Material provided ▸
■ ■ ■ ■ ■

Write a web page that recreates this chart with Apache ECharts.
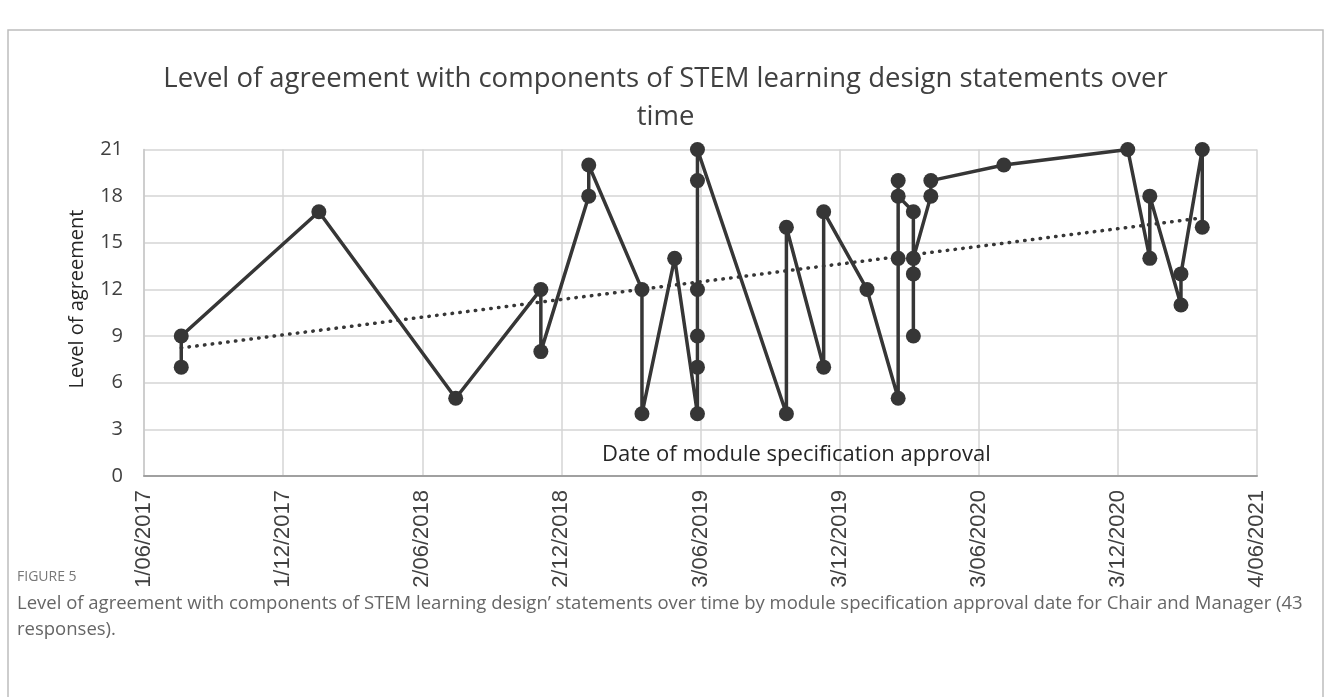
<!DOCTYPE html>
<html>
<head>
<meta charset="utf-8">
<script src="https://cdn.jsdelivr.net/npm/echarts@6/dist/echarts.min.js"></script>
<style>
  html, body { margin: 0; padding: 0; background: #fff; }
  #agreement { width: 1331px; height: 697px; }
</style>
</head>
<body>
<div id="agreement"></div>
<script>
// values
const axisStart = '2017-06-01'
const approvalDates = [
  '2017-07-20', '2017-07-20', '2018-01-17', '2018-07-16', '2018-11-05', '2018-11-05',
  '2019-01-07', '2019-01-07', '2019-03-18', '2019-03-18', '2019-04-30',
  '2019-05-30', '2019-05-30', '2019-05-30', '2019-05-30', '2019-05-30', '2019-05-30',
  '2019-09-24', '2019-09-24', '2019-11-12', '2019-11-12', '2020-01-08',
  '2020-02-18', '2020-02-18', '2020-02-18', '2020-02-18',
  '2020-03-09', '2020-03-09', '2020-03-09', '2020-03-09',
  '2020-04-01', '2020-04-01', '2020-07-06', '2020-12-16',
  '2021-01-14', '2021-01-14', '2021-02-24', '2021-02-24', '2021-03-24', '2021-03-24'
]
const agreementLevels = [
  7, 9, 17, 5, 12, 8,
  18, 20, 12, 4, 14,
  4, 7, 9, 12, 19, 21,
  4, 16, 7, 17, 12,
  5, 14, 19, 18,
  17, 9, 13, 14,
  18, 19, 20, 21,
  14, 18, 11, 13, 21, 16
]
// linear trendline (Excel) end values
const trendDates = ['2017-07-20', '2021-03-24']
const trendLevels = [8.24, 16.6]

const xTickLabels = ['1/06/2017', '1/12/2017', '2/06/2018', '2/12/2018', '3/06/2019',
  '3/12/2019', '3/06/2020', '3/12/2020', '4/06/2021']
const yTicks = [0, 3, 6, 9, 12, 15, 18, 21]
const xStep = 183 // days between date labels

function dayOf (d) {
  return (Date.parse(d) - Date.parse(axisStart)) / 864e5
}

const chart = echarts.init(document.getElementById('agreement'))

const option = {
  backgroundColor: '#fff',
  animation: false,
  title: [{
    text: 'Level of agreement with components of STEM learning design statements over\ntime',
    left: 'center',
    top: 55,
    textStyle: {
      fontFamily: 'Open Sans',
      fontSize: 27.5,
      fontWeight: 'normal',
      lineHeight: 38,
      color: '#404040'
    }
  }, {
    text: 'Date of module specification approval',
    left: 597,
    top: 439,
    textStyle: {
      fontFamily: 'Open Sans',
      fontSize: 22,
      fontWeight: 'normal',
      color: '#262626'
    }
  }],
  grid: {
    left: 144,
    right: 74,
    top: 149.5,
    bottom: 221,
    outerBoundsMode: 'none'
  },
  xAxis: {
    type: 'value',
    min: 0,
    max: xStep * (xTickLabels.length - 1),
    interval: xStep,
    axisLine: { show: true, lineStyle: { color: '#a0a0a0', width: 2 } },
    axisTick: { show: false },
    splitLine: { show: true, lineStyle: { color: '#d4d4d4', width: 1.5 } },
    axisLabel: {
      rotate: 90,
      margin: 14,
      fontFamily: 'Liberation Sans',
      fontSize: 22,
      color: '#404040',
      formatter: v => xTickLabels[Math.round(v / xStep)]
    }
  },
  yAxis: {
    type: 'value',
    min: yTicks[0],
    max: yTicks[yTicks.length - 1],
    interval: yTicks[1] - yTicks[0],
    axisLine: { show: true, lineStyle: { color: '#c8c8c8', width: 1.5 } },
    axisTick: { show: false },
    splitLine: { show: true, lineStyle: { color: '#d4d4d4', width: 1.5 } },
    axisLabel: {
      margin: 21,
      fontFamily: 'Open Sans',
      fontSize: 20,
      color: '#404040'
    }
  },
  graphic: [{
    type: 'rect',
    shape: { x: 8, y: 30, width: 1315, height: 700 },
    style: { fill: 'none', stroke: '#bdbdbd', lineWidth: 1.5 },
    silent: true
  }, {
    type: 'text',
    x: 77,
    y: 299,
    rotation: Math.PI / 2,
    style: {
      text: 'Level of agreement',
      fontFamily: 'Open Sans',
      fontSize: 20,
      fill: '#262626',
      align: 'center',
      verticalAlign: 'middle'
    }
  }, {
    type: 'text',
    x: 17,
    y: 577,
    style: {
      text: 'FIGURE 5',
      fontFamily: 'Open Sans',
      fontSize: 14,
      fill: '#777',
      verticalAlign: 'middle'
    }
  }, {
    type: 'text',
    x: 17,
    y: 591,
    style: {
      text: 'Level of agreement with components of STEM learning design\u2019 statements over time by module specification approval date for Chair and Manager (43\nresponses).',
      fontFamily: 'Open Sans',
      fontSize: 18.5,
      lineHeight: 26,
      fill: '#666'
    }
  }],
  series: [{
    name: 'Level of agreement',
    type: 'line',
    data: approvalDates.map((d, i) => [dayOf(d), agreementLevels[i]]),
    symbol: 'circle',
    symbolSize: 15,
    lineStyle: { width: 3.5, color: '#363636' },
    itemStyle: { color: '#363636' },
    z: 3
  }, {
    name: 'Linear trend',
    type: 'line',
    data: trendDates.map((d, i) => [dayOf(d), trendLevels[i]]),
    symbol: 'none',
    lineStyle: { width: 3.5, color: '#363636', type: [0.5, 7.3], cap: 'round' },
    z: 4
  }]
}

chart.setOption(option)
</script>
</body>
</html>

■ ■ ■ ■ ■

Task description ▸ Repeat the listing in full and exactly. Leave any pictures out.

Full response ▸
Write a web page that recreates this chart with Apache ECharts.
<!DOCTYPE html>
<html>
<head>
<meta charset="utf-8">
<script src="https://cdn.jsdelivr.net/npm/echarts@6/dist/echarts.min.js"></script>
<style>
  html, body { margin: 0; padding: 0; background: #fff; }
  #agreement { width: 1331px; height: 697px; }
</style>
</head>
<body>
<div id="agreement"></div>
<script>
// values
const axisStart = '2017-06-01'
const approvalDates = [
  '2017-07-20', '2017-07-20', '2018-01-17', '2018-07-16', '2018-11-05', '2018-11-05',
  '2019-01-07', '2019-01-07', '2019-03-18', '2019-03-18', '2019-04-30',
  '2019-05-30', '2019-05-30', '2019-05-30', '2019-05-30', '2019-05-30', '2019-05-30',
  '2019-09-24', '2019-09-24', '2019-11-12', '2019-11-12', '2020-01-08',
  '2020-02-18', '2020-02-18', '2020-02-18', '2020-02-18',
  '2020-03-09', '2020-03-09', '2020-03-09', '2020-03-09',
  '2020-04-01', '2020-04-01', '2020-07-06', '2020-12-16',
  '2021-01-14', '2021-01-14', '2021-02-24', '2021-02-24', '2021-03-24', '2021-03-24'
]
const agreementLevels = [
  7, 9, 17, 5, 12, 8,
  18, 20, 12, 4, 14,
  4, 7, 9, 12, 19, 21,
  4, 16, 7, 17, 12,
  5, 14, 19, 18,
  17, 9, 13, 14,
  18, 19, 20, 21,
  14, 18, 11, 13, 21, 16
]
// linear trendline (Excel) end values
const trendDates = ['2017-07-20', '2021-03-24']
const trendLevels = [8.24, 16.6]

const xTickLabels = ['1/06/2017', '1/12/2017', '2/06/2018', '2/12/2018', '3/06/2019',
  '3/12/2019', '3/06/2020', '3/12/2020', '4/06/2021']
const yTicks = [0, 3, 6, 9, 12, 15, 18, 21]
const xStep = 183 // days between date labels

function dayOf (d) {
  return (Date.parse(d) - Date.parse(axisStart)) / 864e5
}

const chart = echarts.init(document.getElementById('agreement'))

const option = {
  backgroundColor: '#fff',
  animation: false,
  title: [{
    text: 'Level of agreement with components of STEM learning design statements over\ntime',
    left: 'center',
    top: 55,
    textStyle: {
      fontFamily: 'Open Sans',
      fontSize: 27.5,
      fontWeight: 'normal',
      lineHeight: 38,
      color: '#404040'
    }
  }, {
    text: 'Date of module specification approval',
    left: 597,
    top: 439,
    textStyle: {
      fontFamily: 'Open Sans',
      fontSize: 22,
      fontWeight: 'normal',
      color: '#262626'
    }
  }],
  grid: {
    left: 144,
    right: 74,
    top: 149.5,
    bottom: 221,
    outerBoundsMode: 'none'
  },
  xAxis: {
    type: 'value',
    min: 0,
    max: xStep * (xTickLabels.length - 1),
    interval: xStep,
    axisLine: { show: true, lineStyle: { color: '#a0a0a0', width: 2 } },
    axisTick: { show: false },
    splitLine: { show: true, lineStyle: { color: '#d4d4d4', width: 1.5 } },
    axisLabel: {
      rotate: 90,
      margin: 14,
      fontFamily: 'Liberation Sans',
      fontSize: 22,
      color: '#404040',
      formatter: v => xTickLabels[Math.round(v / xStep)]
    }
  },
  yAxis: {
    type: 'value',
    min: yTicks[0],
    max: yTicks[yTicks.length - 1],
    interval: yTicks[1] - yTicks[0],
    axisLine: { show: true, lineStyle: { color: '#c8c8c8', width: 1.5 } },
    axisTick: { show: false },
    splitLine: { show: true, lineStyle: { color: '#d4d4d4', width: 1.5 } },
    axisLabel: {
      margin: 21,
      fontFamily: 'Open Sans',
      fontSize: 20,
      color: '#404040'
    }
  },
  graphic: [{
    type: 'rect',
    shape: { x: 8, y: 30, width: 1315, height: 700 },
    style: { fill: 'none', stroke: '#bdbdbd', lineWidth: 1.5 },
    silent: true
  }, {
    type: 'text',
    x: 77,
    y: 299,
    rotation: Math.PI / 2,
    style: {
      text: 'Level of agreement',
      fontFamily: 'Open Sans',
      fontSize: 20,
      fill: '#262626',
      align: 'center',
      verticalAlign: 'middle'
    }
  }, {
    type: 'text',
    x: 17,
    y: 577,
    style: {
      text: 'FIGURE 5',
      fontFamily: 'Open Sans',
      fontSize: 14,
      fill: '#777',
      verticalAlign: 'middle'
    }
  }, {
    type: 'text',
    x: 17,
    y: 591,
    style: {
      text: 'Level of agreement with components of STEM learning design\u2019 statements over time by module specification approval date for Chair and Manager (43\nresponses).',
      fontFamily: 'Open Sans',
      fontSize: 18.5,
      lineHeight: 26,
      fill: '#666'
    }
  }],
  series: [{
    name: 'Level of agreement',
    type: 'line',
    data: approvalDates.map((d, i) => [dayOf(d), agreementLevels[i]]),
    symbol: 'circle',
    symbolSize: 15,
    lineStyle: { width: 3.5, color: '#363636' },
    itemStyle: { color: '#363636' },
    z: 3
  }, {
    name: 'Linear trend',
    type: 'line',
    data: trendDates.map((d, i) => [dayOf(d), trendLevels[i]]),
    symbol: 'none',
    lineStyle: { width: 3.5, color: '#363636', type: [0.5, 7.3], cap: 'round' },
    z: 4
  }]
}

chart.setOption(option)
</script>
</body>
</html>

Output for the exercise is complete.